--- Directions ---
In the listing that follows, retype every line from the first through the one containing "plt.rcParams['hatch.color'] = '#d6d6d6'". Pictures are to be left out.

--- Data block ---

━━━━━━━━━━━━━━━━

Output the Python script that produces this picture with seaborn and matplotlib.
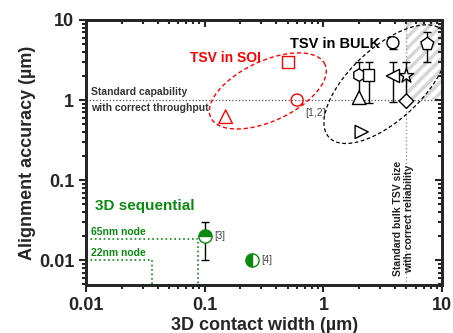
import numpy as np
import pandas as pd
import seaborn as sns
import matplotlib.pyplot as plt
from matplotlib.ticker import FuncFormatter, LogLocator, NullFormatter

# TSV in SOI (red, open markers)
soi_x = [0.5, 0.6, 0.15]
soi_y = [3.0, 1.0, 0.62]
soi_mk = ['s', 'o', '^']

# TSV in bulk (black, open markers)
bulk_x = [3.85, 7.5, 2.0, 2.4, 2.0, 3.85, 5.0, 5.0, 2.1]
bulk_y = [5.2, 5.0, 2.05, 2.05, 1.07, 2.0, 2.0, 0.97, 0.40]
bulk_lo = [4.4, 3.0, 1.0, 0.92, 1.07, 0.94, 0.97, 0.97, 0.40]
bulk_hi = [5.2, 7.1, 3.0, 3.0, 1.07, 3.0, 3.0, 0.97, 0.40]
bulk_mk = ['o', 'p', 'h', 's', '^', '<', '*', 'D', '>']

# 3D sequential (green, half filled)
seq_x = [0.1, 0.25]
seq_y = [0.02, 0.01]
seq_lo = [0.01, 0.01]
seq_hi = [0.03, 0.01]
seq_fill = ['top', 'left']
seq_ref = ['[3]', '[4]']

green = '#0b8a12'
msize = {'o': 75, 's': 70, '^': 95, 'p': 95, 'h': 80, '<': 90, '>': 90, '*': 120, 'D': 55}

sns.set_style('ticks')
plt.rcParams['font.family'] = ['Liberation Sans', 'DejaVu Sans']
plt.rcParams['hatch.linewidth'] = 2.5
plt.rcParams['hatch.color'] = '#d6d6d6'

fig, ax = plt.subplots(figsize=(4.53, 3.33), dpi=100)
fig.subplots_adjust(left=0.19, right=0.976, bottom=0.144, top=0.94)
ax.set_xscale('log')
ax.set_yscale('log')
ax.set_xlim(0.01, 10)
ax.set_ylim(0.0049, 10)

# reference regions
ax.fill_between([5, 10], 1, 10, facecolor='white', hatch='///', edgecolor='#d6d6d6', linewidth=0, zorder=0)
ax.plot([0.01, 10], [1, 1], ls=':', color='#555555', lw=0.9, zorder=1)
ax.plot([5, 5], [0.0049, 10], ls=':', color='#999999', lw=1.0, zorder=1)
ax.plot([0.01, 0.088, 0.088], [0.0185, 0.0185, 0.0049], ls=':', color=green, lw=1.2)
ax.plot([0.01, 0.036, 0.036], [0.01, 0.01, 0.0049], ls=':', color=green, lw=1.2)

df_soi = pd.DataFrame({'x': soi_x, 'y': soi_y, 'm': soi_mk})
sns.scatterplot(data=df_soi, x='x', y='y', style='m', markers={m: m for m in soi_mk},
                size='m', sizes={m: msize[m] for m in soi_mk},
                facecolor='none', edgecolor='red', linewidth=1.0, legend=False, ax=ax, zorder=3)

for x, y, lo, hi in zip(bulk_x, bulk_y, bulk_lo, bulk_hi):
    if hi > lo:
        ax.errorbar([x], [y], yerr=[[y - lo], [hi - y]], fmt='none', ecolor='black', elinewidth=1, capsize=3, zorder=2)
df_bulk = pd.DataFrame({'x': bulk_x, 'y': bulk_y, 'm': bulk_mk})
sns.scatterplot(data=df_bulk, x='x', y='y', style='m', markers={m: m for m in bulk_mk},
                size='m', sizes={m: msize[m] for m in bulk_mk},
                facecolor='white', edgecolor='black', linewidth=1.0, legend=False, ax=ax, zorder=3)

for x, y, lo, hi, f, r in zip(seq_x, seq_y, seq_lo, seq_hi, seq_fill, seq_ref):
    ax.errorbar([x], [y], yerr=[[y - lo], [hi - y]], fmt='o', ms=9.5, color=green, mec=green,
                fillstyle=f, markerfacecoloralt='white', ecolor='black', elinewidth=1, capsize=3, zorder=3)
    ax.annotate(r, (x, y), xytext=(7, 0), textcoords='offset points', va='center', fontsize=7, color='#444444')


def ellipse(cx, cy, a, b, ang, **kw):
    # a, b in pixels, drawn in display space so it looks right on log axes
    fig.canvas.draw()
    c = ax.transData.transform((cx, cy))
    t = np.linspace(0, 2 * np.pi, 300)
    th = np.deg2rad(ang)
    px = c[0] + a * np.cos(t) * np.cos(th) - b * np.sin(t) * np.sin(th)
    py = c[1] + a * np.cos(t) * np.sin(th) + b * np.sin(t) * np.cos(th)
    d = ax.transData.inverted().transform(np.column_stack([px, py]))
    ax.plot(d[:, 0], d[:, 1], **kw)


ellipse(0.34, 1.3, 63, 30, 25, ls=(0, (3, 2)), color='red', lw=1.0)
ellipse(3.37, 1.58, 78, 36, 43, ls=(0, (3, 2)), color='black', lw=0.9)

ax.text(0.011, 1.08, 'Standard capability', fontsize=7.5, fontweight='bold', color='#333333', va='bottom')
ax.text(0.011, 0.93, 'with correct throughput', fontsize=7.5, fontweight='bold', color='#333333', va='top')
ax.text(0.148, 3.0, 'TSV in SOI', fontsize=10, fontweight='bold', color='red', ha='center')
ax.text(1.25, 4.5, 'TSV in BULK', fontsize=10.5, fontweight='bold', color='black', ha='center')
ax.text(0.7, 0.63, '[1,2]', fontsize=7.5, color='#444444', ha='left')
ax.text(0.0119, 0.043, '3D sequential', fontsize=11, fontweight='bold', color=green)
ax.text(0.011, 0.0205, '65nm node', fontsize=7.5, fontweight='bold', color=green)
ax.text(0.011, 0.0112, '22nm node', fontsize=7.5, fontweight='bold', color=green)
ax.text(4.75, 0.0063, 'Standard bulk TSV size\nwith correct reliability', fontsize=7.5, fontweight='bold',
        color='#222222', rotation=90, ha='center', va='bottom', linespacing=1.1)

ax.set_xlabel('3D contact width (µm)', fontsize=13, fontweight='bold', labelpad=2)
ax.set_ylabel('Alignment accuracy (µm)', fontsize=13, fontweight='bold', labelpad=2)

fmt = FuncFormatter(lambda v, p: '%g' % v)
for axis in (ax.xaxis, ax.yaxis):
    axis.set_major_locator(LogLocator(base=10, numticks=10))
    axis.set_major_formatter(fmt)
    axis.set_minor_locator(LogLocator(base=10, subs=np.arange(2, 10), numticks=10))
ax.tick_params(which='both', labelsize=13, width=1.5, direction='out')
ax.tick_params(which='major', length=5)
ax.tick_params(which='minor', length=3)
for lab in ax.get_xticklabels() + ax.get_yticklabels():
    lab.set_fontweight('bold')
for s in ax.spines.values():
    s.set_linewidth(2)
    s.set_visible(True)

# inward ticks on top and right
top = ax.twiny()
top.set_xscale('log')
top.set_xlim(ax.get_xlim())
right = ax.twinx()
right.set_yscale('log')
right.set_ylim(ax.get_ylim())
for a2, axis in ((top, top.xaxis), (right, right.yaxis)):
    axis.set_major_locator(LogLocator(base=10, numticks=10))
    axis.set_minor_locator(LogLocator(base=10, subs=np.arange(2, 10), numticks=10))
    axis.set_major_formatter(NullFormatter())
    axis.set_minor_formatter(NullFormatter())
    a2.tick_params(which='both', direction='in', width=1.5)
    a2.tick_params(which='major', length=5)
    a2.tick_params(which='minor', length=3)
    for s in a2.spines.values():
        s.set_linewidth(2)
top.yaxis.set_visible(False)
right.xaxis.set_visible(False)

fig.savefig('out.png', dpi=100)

━━━━━━━━━━━━━━━━

--- Written reply ---
Output the Python script that produces this picture with seaborn and matplotlib.
import numpy as np
import pandas as pd
import seaborn as sns
import matplotlib.pyplot as plt
from matplotlib.ticker import FuncFormatter, LogLocator, NullFormatter

# TSV in SOI (red, open markers)
soi_x = [0.5, 0.6, 0.15]
soi_y = [3.0, 1.0, 0.62]
soi_mk = ['s', 'o', '^']

# TSV in bulk (black, open markers)
bulk_x = [3.85, 7.5, 2.0, 2.4, 2.0, 3.85, 5.0, 5.0, 2.1]
bulk_y = [5.2, 5.0, 2.05, 2.05, 1.07, 2.0, 2.0, 0.97, 0.40]
bulk_lo = [4.4, 3.0, 1.0, 0.92, 1.07, 0.94, 0.97, 0.97, 0.40]
bulk_hi = [5.2, 7.1, 3.0, 3.0, 1.07, 3.0, 3.0, 0.97, 0.40]
bulk_mk = ['o', 'p', 'h', 's', '^', '<', '*', 'D', '>']

# 3D sequential (green, half filled)
seq_x = [0.1, 0.25]
seq_y = [0.02, 0.01]
seq_lo = [0.01, 0.01]
seq_hi = [0.03, 0.01]
seq_fill = ['top', 'left']
seq_ref = ['[3]', '[4]']

green = '#0b8a12'
msize = {'o': 75, 's': 70, '^': 95, 'p': 95, 'h': 80, '<': 90, '>': 90, '*': 120, 'D': 55}

sns.set_style('ticks')
plt.rcParams['font.family'] = ['Liberation Sans', 'DejaVu Sans']
plt.rcParams['hatch.linewidth'] = 2.5
plt.rcParams['hatch.color'] = '#d6d6d6'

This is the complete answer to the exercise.